*SHORT PROBLEM*
Copy the data precisely, keeping every character.

Records with drawing code
┄┄┄┄┄┄┄┄┄┄┄┄┄┄┄┄┄┄┄┄
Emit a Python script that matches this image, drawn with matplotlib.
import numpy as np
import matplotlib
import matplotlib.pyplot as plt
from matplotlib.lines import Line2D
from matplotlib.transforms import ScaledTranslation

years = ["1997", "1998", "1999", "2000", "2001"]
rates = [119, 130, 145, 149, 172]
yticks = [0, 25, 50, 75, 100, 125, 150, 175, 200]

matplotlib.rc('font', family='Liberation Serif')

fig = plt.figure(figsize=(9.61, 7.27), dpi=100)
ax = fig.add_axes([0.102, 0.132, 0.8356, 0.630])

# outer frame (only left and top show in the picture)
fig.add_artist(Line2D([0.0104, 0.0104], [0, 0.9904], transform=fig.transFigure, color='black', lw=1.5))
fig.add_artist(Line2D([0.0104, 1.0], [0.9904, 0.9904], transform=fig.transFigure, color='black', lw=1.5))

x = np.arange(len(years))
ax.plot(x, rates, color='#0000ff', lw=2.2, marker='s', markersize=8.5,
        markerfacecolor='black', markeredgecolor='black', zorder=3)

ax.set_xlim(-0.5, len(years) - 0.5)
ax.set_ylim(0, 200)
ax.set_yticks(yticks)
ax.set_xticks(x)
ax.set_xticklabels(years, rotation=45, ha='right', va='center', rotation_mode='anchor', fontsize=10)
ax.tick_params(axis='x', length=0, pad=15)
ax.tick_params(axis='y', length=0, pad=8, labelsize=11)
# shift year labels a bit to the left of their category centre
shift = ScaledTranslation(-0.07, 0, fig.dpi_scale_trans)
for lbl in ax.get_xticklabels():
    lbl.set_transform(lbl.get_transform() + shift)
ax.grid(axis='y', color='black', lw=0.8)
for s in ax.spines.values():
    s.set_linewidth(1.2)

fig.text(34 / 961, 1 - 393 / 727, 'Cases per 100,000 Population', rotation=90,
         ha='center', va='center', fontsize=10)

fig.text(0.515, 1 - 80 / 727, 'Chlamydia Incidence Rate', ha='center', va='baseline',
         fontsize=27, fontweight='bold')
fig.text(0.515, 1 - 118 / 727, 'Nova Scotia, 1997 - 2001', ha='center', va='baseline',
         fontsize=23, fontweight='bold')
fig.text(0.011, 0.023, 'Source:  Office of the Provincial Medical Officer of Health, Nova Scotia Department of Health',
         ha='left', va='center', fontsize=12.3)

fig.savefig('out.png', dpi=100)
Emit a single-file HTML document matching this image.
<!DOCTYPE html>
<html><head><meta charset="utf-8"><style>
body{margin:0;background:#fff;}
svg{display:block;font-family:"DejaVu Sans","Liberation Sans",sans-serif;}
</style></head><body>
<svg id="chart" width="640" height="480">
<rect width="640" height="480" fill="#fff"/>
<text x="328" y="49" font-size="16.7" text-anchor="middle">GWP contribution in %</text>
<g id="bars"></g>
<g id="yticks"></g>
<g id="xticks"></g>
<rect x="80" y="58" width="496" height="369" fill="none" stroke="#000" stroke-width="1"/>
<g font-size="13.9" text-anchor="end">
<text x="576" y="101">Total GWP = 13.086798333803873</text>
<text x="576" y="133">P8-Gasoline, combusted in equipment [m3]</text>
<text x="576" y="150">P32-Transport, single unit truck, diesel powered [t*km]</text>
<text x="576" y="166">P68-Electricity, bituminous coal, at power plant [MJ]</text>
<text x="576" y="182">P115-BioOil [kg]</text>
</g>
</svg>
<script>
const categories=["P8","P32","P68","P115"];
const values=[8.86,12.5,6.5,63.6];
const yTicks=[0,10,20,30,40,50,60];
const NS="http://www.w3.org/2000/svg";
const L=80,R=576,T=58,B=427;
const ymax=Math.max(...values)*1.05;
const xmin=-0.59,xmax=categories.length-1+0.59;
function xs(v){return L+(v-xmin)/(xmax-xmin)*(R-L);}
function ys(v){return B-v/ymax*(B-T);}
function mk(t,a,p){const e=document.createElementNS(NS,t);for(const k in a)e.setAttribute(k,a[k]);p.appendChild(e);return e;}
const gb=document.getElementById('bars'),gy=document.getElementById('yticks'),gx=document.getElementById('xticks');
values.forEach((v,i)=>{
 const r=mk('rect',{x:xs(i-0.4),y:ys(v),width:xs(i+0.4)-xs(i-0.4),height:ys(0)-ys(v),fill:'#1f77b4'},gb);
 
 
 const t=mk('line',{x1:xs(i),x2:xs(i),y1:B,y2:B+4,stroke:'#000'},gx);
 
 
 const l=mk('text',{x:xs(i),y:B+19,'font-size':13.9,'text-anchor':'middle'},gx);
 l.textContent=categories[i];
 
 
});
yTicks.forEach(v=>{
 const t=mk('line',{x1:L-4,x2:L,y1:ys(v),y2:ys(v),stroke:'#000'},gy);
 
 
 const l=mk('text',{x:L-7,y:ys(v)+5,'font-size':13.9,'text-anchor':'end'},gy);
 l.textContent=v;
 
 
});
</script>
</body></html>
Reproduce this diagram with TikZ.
┄┄┄┄┄┄┄┄┄┄┄┄┄┄┄┄┄┄┄┄
*OUTPUT OF THE EXERCISE*
Emit a Python script that matches this image, drawn with matplotlib.
import numpy as np
import matplotlib
import matplotlib.pyplot as plt
from matplotlib.lines import Line2D
from matplotlib.transforms import ScaledTranslation

years = ["1997", "1998", "1999", "2000", "2001"]
rates = [119, 130, 145, 149, 172]
yticks = [0, 25, 50, 75, 100, 125, 150, 175, 200]

matplotlib.rc('font', family='Liberation Serif')

fig = plt.figure(figsize=(9.61, 7.27), dpi=100)
ax = fig.add_axes([0.102, 0.132, 0.8356, 0.630])

# outer frame (only left and top show in the picture)
fig.add_artist(Line2D([0.0104, 0.0104], [0, 0.9904], transform=fig.transFigure, color='black', lw=1.5))
fig.add_artist(Line2D([0.0104, 1.0], [0.9904, 0.9904], transform=fig.transFigure, color='black', lw=1.5))

x = np.arange(len(years))
ax.plot(x, rates, color='#0000ff', lw=2.2, marker='s', markersize=8.5,
        markerfacecolor='black', markeredgecolor='black', zorder=3)

ax.set_xlim(-0.5, len(years) - 0.5)
ax.set_ylim(0, 200)
ax.set_yticks(yticks)
ax.set_xticks(x)
ax.set_xticklabels(years, rotation=45, ha='right', va='center', rotation_mode='anchor', fontsize=10)
ax.tick_params(axis='x', length=0, pad=15)
ax.tick_params(axis='y', length=0, pad=8, labelsize=11)
# shift year labels a bit to the left of their category centre
shift = ScaledTranslation(-0.07, 0, fig.dpi_scale_trans)
for lbl in ax.get_xticklabels():
    lbl.set_transform(lbl.get_transform() + shift)
ax.grid(axis='y', color='black', lw=0.8)
for s in ax.spines.values():
    s.set_linewidth(1.2)

fig.text(34 / 961, 1 - 393 / 727, 'Cases per 100,000 Population', rotation=90,
         ha='center', va='center', fontsize=10)

fig.text(0.515, 1 - 80 / 727, 'Chlamydia Incidence Rate', ha='center', va='baseline',
         fontsize=27, fontweight='bold')
fig.text(0.515, 1 - 118 / 727, 'Nova Scotia, 1997 - 2001', ha='center', va='baseline',
         fontsize=23, fontweight='bold')
fig.text(0.011, 0.023, 'Source:  Office of the Provincial Medical Officer of Health, Nova Scotia Department of Health',
         ha='left', va='center', fontsize=12.3)

fig.savefig('out.png', dpi=100)
Emit a single-file HTML document matching this image.
<!DOCTYPE html>
<html><head><meta charset="utf-8"><style>
body{margin:0;background:#fff;}
svg{display:block;font-family:"DejaVu Sans","Liberation Sans",sans-serif;}
</style></head><body>
<svg id="chart" width="640" height="480">
<rect width="640" height="480" fill="#fff"/>
<text x="328" y="49" font-size="16.7" text-anchor="middle">GWP contribution in %</text>
<g id="bars"></g>
<g id="yticks"></g>
<g id="xticks"></g>
<rect x="80" y="58" width="496" height="369" fill="none" stroke="#000" stroke-width="1"/>
<g font-size="13.9" text-anchor="end">
<text x="576" y="101">Total GWP = 13.086798333803873</text>
<text x="576" y="133">P8-Gasoline, combusted in equipment [m3]</text>
<text x="576" y="150">P32-Transport, single unit truck, diesel powered [t*km]</text>
<text x="576" y="166">P68-Electricity, bituminous coal, at power plant [MJ]</text>
<text x="576" y="182">P115-BioOil [kg]</text>
</g>
</svg>
<script>
const categories=["P8","P32","P68","P115"];
const values=[8.86,12.5,6.5,63.6];
const yTicks=[0,10,20,30,40,50,60];
const NS="http://www.w3.org/2000/svg";
const L=80,R=576,T=58,B=427;
const ymax=Math.max(...values)*1.05;
const xmin=-0.59,xmax=categories.length-1+0.59;
function xs(v){return L+(v-xmin)/(xmax-xmin)*(R-L);}
function ys(v){return B-v/ymax*(B-T);}
function mk(t,a,p){const e=document.createElementNS(NS,t);for(const k in a)e.setAttribute(k,a[k]);p.appendChild(e);return e;}
const gb=document.getElementById('bars'),gy=document.getElementById('yticks'),gx=document.getElementById('xticks');
values.forEach((v,i)=>{
 const r=mk('rect',{x:xs(i-0.4),y:ys(v),width:xs(i+0.4)-xs(i-0.4),height:ys(0)-ys(v),fill:'#1f77b4'},gb);
 
 
 const t=mk('line',{x1:xs(i),x2:xs(i),y1:B,y2:B+4,stroke:'#000'},gx);
 
 
 const l=mk('text',{x:xs(i),y:B+19,'font-size':13.9,'text-anchor':'middle'},gx);
 l.textContent=categories[i];
 
 
});
yTicks.forEach(v=>{
 const t=mk('line',{x1:L-4,x2:L,y1:ys(v),y2:ys(v),stroke:'#000'},gy);
 
 
 const l=mk('text',{x:L-7,y:ys(v)+5,'font-size':13.9,'text-anchor':'end'},gy);
 l.textContent=v;
 
 
});
</script>
</body></html>
Reproduce this diagram with TikZ.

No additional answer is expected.